Information technology (IT) systems at airports range from those found in any enterprise organization (e.g., email, word processing ) to those found exclusively or predominantly at airports (e.g., FIDS, BHS). Large airports tend to have the resources (money and staff) to manage these systems in-house that smaller airports typically don’t.
In addition, the staff at smaller airports may be unaware of alternative IT delivery systems, as well as lack the in-house expertise to evaluate these options and/or the understanding of far reaching considerations to determine who should be providing oversight, management, and day-to-day operations (i.e., in-house or outsourced) of IT systems.
Little research has been done to assist those smaller airports with understanding the range of IT related options, including delivery methods, and the benefits and risks associated with providing the oversight, management, and day-to-day operations of those systems whether in-house or outsourced.

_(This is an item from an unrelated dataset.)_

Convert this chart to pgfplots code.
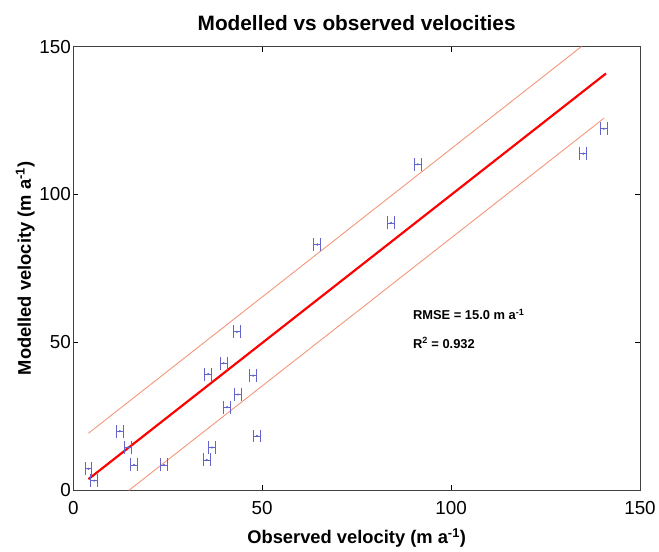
\documentclass[border=0pt]{standalone}
\usepackage{pgfplots}
\pgfplotsset{compat=1.18}
\usepackage{fontspec}
\setmainfont{Liberation Sans}
\definecolor{ptblue}{RGB}{100,100,205}
\definecolor{bandc}{RGB}{245,150,120}
\begin{document}
\begin{tikzpicture}
\begin{axis}[
  scale only axis, width=572pt, height=448pt,
  xmin=0, xmax=150, ymin=0, ymax=150,
  xtick={0,50,100,150}, ytick={0,50,100,150},
  tick align=inside, tick style={black, major tick length=5pt},
  axis line style={black!75, line width=0.9pt},
  /pgf/number format/assume math mode=true,
  ticklabel style={font=\fontsize{19}{21}\selectfont},
  xticklabel style={yshift=-8pt},
  yticklabel style={xshift=1pt},
  title={\bfseries Modelled vs observed velocities},
  title style={font=\fontsize{21}{24}\selectfont, yshift=6pt},
  xlabel={\bfseries Observed velocity (m a\textsuperscript{-1})},
  ylabel={\bfseries Modelled velocity (m a\textsuperscript{-1})},
  label style={font=\fontsize{18.5}{20}\selectfont},
  xlabel style={yshift=-7pt},
  ylabel style={yshift=-2pt},
  clip=false,
]
\path (rel axis cs:-0.1294,-0.1205) rectangle (rel axis cs:1.0227,1.1049);
\addplot[bandc, line width=0.9pt] coordinates {(4,19.3) (134.5,150)};
\addplot[bandc, line width=0.9pt] coordinates {(14.7,0) (140.5,125.8)};
\addplot[red, line width=2.2pt] coordinates {(4,3.8) (141,140.9)};
\addplot[ptblue, only marks, mark=*, mark size=0.9pt,
  error bars/.cd, x dir=both, x explicit,
  error bar style={line width=0.8pt, ptblue},
  error mark options={rotate=90, mark size=6.5pt, line width=1pt, ptblue}]
  coordinates {
  (4.0,7.3) +- (0.9,0)
  (5.5,3.3) +- (0.9,0)
  (12.3,20.0) +- (0.9,0)
  (14.5,14.5) +- (0.9,0)
  (16.1,8.6) +- (0.9,0)
  (24.0,8.6) +- (0.9,0)
  (35.3,10.3) +- (0.9,0)
  (36.7,14.5) +- (0.9,0)
  (35.7,39.3) +- (0.9,0)
  (39.8,43.0) +- (0.9,0)
  (40.7,28.1) +- (0.9,0)
  (43.3,53.6) +- (0.9,0)
  (43.6,32.4) +- (0.9,0)
  (47.6,38.8) +- (0.9,0)
  (48.6,18.4) +- (0.9,0)
  (64.6,83.1) +- (0.9,0)
  (84.1,90.4) +- (0.9,0)
  (91.2,110.2) +- (0.9,0)
  (135.0,113.8) +- (0.9,0)
  (140.4,122.2) +- (0.9,0)
  };
\node[anchor=west, font=\bfseries\fontsize{13}{15}\selectfont] at (axis cs:89,59.5) {RMSE = 15.0 m a\textsuperscript{-1}};
\node[anchor=west, font=\bfseries\fontsize{13}{15}\selectfont] at (axis cs:89,49.8) {R\textsuperscript{2} = 0.932};
\end{axis}
\end{tikzpicture}
\end{document}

The objective of this research is to provide guidance for medium, small, and non-hub airports with limited budgets and resources on: (1) evaluating alternative IT delivery methods and types of provider options (in-house vs. outsourced), and (2) associated best practices.
Typical IT systems include:
- Infrastructure (e.g., LAN/WAN/Internet/telephone)
- Passenger processing systems (e.g., FIDS/BIDS/BHS/common use)
- Security systems (e.g., CCTV/access control)
- Office automation systems (e.g., email, word processing/website)
- Enterprise back-office systems (e.g., finance, asset management, SMS)
- Life safety systems (e.g., fire alarm/paging)
Status: This has been published as ACRP Report 128: Alternative IT Delivery Methods and Best Practices for Small Airports.